***** Entries provided *****
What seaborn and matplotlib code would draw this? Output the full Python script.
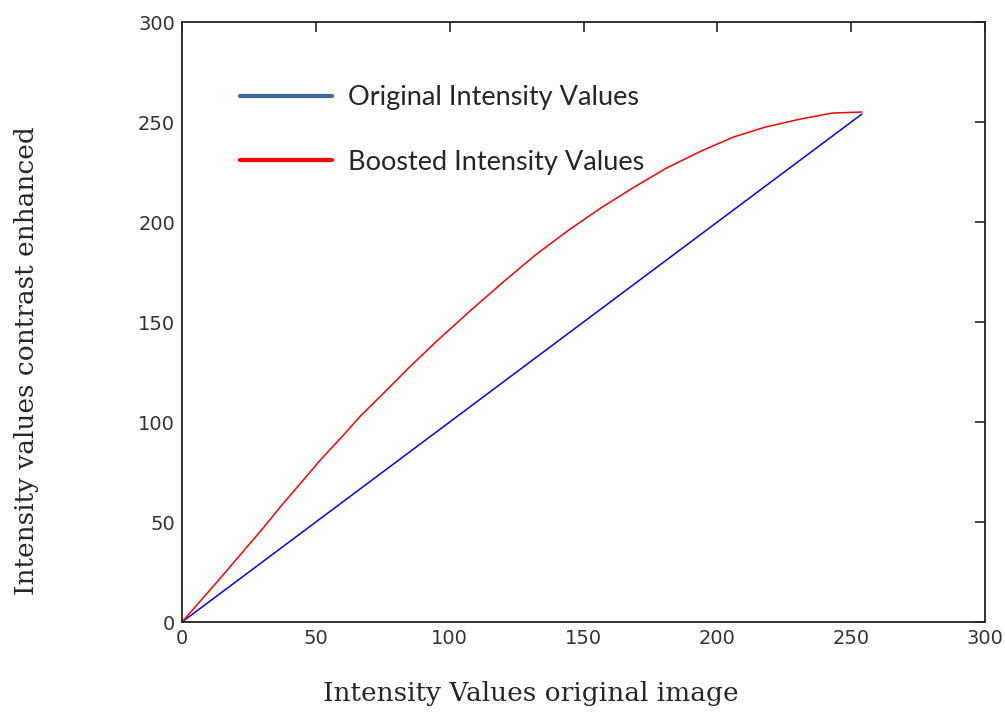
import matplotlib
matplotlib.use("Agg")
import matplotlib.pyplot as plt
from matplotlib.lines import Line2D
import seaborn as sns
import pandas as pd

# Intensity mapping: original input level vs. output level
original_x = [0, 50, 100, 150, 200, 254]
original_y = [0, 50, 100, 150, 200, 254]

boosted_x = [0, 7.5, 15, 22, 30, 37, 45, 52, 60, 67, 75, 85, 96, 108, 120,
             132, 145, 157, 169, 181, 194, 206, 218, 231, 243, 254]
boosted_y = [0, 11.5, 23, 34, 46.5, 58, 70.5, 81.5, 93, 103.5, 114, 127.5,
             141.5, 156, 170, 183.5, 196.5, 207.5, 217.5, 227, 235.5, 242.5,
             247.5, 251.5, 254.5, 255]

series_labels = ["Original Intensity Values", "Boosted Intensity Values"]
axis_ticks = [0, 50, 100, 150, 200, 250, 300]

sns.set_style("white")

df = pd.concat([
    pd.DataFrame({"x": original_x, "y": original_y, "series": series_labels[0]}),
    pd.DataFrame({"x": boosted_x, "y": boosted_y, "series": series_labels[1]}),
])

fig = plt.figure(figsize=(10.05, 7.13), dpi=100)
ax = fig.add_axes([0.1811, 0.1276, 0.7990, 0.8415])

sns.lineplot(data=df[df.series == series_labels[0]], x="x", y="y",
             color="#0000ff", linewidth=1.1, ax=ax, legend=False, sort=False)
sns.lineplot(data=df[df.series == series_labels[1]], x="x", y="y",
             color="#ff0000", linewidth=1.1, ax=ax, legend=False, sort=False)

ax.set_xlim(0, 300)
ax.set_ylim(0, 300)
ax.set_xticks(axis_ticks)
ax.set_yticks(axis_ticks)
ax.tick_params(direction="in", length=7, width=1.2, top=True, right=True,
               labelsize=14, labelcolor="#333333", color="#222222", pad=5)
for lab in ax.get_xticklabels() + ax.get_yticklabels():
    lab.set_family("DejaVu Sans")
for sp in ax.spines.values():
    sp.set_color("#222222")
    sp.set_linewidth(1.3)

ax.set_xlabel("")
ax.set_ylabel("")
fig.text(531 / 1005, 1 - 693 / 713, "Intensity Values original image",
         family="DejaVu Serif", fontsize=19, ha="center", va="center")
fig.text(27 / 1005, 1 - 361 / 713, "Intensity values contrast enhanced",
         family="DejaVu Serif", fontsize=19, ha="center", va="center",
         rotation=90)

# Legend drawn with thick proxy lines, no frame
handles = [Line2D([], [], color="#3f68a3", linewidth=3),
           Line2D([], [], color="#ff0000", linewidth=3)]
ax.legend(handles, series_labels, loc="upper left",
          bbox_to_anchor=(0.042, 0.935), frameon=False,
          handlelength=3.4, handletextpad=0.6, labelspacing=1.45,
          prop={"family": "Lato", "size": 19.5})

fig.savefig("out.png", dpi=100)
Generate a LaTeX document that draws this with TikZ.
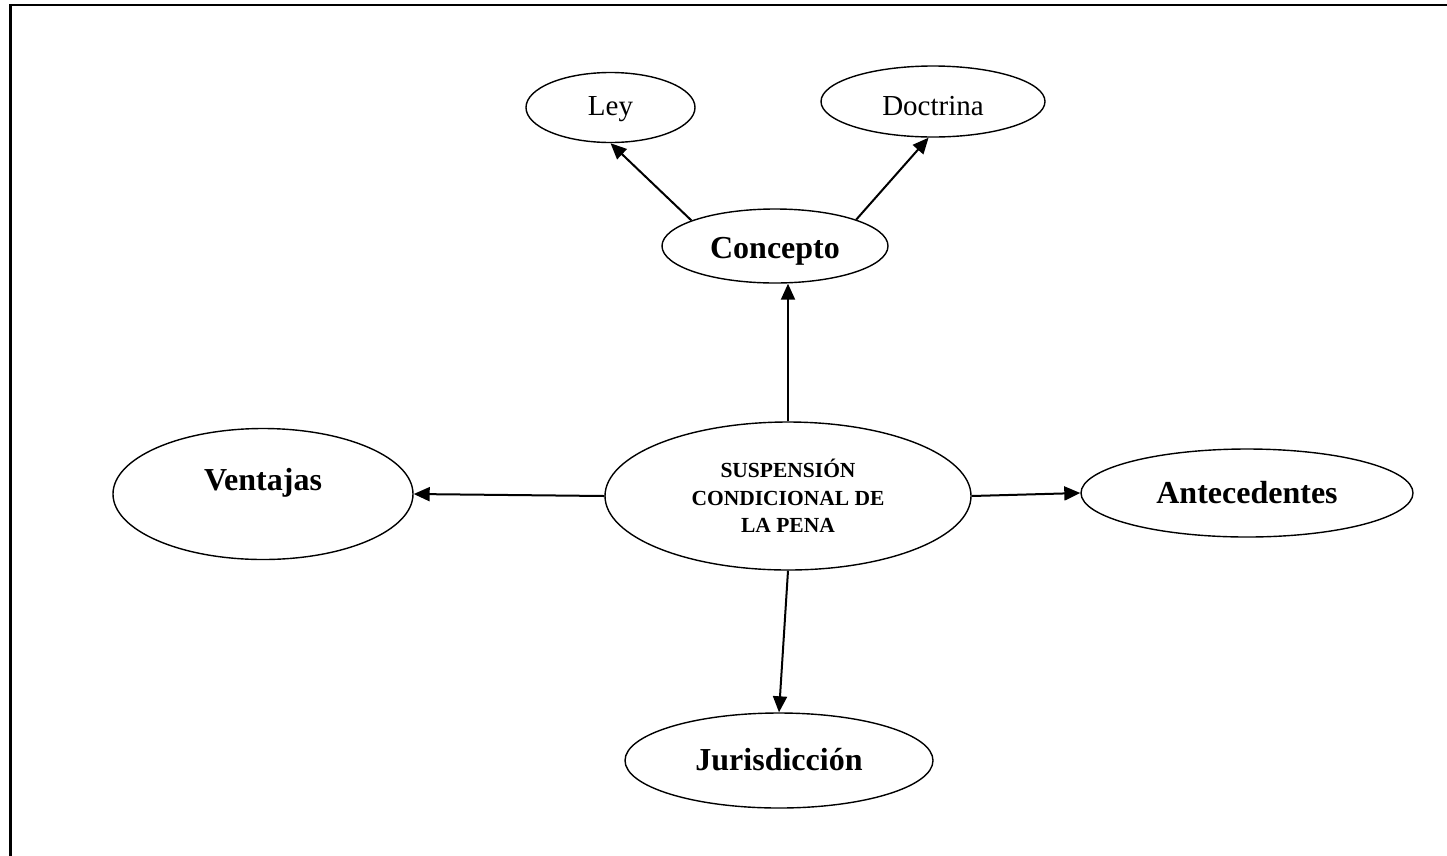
*****
What you should do:
Excluding the pictures, reproduce every entry exactly as given.

Reply:
What seaborn and matplotlib code would draw this? Output the full Python script.
import matplotlib
matplotlib.use("Agg")
import matplotlib.pyplot as plt
from matplotlib.lines import Line2D
import seaborn as sns
import pandas as pd

# Intensity mapping: original input level vs. output level
original_x = [0, 50, 100, 150, 200, 254]
original_y = [0, 50, 100, 150, 200, 254]

boosted_x = [0, 7.5, 15, 22, 30, 37, 45, 52, 60, 67, 75, 85, 96, 108, 120,
             132, 145, 157, 169, 181, 194, 206, 218, 231, 243, 254]
boosted_y = [0, 11.5, 23, 34, 46.5, 58, 70.5, 81.5, 93, 103.5, 114, 127.5,
             141.5, 156, 170, 183.5, 196.5, 207.5, 217.5, 227, 235.5, 242.5,
             247.5, 251.5, 254.5, 255]

series_labels = ["Original Intensity Values", "Boosted Intensity Values"]
axis_ticks = [0, 50, 100, 150, 200, 250, 300]

sns.set_style("white")

df = pd.concat([
    pd.DataFrame({"x": original_x, "y": original_y, "series": series_labels[0]}),
    pd.DataFrame({"x": boosted_x, "y": boosted_y, "series": series_labels[1]}),
])

fig = plt.figure(figsize=(10.05, 7.13), dpi=100)
ax = fig.add_axes([0.1811, 0.1276, 0.7990, 0.8415])

sns.lineplot(data=df[df.series == series_labels[0]], x="x", y="y",
             color="#0000ff", linewidth=1.1, ax=ax, legend=False, sort=False)
sns.lineplot(data=df[df.series == series_labels[1]], x="x", y="y",
             color="#ff0000", linewidth=1.1, ax=ax, legend=False, sort=False)

ax.set_xlim(0, 300)
ax.set_ylim(0, 300)
ax.set_xticks(axis_ticks)
ax.set_yticks(axis_ticks)
ax.tick_params(direction="in", length=7, width=1.2, top=True, right=True,
               labelsize=14, labelcolor="#333333", color="#222222", pad=5)
for lab in ax.get_xticklabels() + ax.get_yticklabels():
    lab.set_family("DejaVu Sans")
for sp in ax.spines.values():
    sp.set_color("#222222")
    sp.set_linewidth(1.3)

ax.set_xlabel("")
ax.set_ylabel("")
fig.text(531 / 1005, 1 - 693 / 713, "Intensity Values original image",
         family="DejaVu Serif", fontsize=19, ha="center", va="center")
fig.text(27 / 1005, 1 - 361 / 713, "Intensity values contrast enhanced",
         family="DejaVu Serif", fontsize=19, ha="center", va="center",
         rotation=90)

# Legend drawn with thick proxy lines, no frame
handles = [Line2D([], [], color="#3f68a3", linewidth=3),
           Line2D([], [], color="#ff0000", linewidth=3)]
ax.legend(handles, series_labels, loc="upper left",
          bbox_to_anchor=(0.042, 0.935), frameon=False,
          handlelength=3.4, handletextpad=0.6, labelspacing=1.45,
          prop={"family": "Lato", "size": 19.5})

fig.savefig("out.png", dpi=100)
Generate a LaTeX document that draws this with TikZ.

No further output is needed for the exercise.